■ Brief ■
Transcribe every line from the top down to the line with "import pandas as pd", both ends included, but not the pictures.
# Recorded information start
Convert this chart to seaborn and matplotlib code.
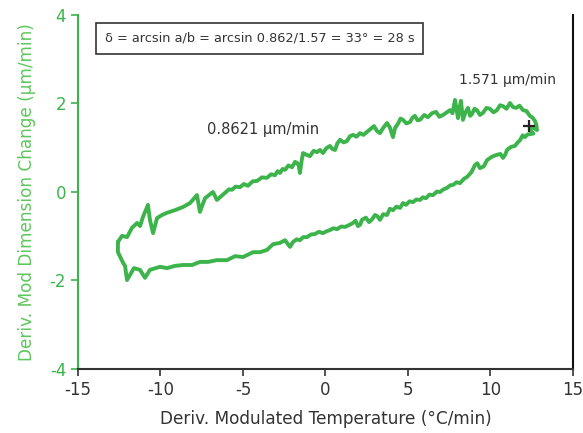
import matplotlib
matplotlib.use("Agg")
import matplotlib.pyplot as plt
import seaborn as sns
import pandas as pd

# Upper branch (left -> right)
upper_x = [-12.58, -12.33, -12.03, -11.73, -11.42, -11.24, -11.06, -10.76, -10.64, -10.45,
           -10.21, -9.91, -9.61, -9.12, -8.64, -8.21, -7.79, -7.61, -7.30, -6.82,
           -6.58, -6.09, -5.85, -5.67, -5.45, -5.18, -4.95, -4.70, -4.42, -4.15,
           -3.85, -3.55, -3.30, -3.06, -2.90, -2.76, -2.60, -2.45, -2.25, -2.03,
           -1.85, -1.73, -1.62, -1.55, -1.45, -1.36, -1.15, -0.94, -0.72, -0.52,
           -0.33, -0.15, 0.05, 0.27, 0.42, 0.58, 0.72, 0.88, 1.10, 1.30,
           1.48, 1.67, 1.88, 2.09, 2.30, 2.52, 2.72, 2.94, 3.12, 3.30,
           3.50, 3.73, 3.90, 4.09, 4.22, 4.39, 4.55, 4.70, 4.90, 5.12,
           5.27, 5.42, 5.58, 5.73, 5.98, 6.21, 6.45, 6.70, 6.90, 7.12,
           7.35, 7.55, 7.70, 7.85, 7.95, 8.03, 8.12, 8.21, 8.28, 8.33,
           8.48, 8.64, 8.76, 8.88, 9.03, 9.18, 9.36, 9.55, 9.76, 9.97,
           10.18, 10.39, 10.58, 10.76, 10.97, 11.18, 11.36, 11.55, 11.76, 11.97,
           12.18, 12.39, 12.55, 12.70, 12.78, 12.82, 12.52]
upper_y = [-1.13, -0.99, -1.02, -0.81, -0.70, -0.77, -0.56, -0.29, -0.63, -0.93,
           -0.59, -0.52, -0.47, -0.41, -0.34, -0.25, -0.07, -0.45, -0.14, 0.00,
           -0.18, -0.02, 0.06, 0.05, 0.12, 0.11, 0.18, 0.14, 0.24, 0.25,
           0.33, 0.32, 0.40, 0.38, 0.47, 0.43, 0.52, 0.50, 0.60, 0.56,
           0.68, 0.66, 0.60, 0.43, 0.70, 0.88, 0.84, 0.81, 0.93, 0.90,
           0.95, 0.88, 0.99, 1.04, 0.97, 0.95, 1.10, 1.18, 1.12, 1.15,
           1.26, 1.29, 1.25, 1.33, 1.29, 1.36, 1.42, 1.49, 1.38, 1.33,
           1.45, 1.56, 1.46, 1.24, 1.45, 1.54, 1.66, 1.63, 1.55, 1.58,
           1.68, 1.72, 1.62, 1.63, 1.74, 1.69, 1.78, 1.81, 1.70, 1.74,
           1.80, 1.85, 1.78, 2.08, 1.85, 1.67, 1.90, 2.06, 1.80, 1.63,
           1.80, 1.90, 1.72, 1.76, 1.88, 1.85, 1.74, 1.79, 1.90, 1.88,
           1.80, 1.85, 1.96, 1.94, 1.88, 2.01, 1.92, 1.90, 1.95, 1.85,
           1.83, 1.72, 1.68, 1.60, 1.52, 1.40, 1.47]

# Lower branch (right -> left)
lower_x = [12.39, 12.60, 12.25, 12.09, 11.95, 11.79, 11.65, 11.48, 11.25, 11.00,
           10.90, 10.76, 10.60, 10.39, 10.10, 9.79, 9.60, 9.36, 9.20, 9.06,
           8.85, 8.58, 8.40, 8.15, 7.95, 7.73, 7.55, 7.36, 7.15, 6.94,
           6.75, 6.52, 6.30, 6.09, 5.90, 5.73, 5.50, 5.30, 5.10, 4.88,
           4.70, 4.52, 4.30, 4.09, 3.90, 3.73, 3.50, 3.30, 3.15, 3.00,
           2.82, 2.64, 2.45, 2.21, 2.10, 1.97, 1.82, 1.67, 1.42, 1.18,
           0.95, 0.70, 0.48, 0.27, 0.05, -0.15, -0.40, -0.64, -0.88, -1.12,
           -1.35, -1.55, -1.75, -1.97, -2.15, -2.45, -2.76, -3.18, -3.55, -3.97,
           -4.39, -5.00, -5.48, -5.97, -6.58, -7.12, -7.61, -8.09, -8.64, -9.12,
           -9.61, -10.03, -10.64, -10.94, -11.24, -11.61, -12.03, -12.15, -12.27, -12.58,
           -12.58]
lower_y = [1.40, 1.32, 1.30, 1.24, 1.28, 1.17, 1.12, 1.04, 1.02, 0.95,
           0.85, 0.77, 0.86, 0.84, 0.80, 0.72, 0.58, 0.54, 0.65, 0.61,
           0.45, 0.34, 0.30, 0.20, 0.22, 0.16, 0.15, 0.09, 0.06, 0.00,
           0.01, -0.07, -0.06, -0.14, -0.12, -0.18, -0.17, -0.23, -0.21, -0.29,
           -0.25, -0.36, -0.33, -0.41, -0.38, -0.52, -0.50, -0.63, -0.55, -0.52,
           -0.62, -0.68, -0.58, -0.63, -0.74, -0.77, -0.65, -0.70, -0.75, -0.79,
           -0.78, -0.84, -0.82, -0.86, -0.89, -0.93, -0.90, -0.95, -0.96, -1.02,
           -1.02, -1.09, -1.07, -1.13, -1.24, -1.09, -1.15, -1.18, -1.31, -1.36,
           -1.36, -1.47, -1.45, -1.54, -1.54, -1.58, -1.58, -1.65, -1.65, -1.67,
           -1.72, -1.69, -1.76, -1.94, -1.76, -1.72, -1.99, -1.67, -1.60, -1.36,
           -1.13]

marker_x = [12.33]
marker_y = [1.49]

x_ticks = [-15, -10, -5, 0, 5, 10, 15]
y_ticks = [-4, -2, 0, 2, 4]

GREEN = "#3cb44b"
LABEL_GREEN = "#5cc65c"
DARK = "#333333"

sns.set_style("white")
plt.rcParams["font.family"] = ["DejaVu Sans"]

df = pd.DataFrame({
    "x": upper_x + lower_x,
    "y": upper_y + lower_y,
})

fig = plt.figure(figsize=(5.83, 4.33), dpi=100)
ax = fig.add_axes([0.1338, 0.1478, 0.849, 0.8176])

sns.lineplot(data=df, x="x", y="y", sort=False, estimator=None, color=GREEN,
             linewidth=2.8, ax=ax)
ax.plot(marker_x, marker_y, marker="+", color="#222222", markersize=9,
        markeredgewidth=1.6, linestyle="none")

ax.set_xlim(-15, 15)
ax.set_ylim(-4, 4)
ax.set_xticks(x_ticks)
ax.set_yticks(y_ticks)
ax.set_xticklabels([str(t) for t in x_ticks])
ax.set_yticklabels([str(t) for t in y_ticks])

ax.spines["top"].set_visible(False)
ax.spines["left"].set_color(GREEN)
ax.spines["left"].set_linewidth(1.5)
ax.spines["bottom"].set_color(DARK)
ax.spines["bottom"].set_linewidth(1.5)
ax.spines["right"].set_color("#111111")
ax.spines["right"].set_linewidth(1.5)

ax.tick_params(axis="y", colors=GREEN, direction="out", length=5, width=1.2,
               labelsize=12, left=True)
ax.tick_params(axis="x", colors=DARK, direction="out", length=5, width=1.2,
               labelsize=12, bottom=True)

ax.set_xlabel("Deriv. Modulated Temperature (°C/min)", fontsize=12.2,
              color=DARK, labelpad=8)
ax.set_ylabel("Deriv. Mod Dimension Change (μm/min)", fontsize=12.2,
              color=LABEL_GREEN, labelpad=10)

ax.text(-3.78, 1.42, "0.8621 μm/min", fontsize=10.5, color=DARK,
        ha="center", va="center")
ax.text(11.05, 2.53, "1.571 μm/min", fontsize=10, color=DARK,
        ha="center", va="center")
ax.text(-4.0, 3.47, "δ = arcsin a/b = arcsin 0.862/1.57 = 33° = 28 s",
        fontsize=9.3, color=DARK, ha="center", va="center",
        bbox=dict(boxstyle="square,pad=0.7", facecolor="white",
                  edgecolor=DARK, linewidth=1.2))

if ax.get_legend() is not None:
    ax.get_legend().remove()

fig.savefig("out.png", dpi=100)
# Recorded information end
■ Response to this task ■
Convert this chart to seaborn and matplotlib code.
import matplotlib
matplotlib.use("Agg")
import matplotlib.pyplot as plt
import seaborn as sns
import pandas as pd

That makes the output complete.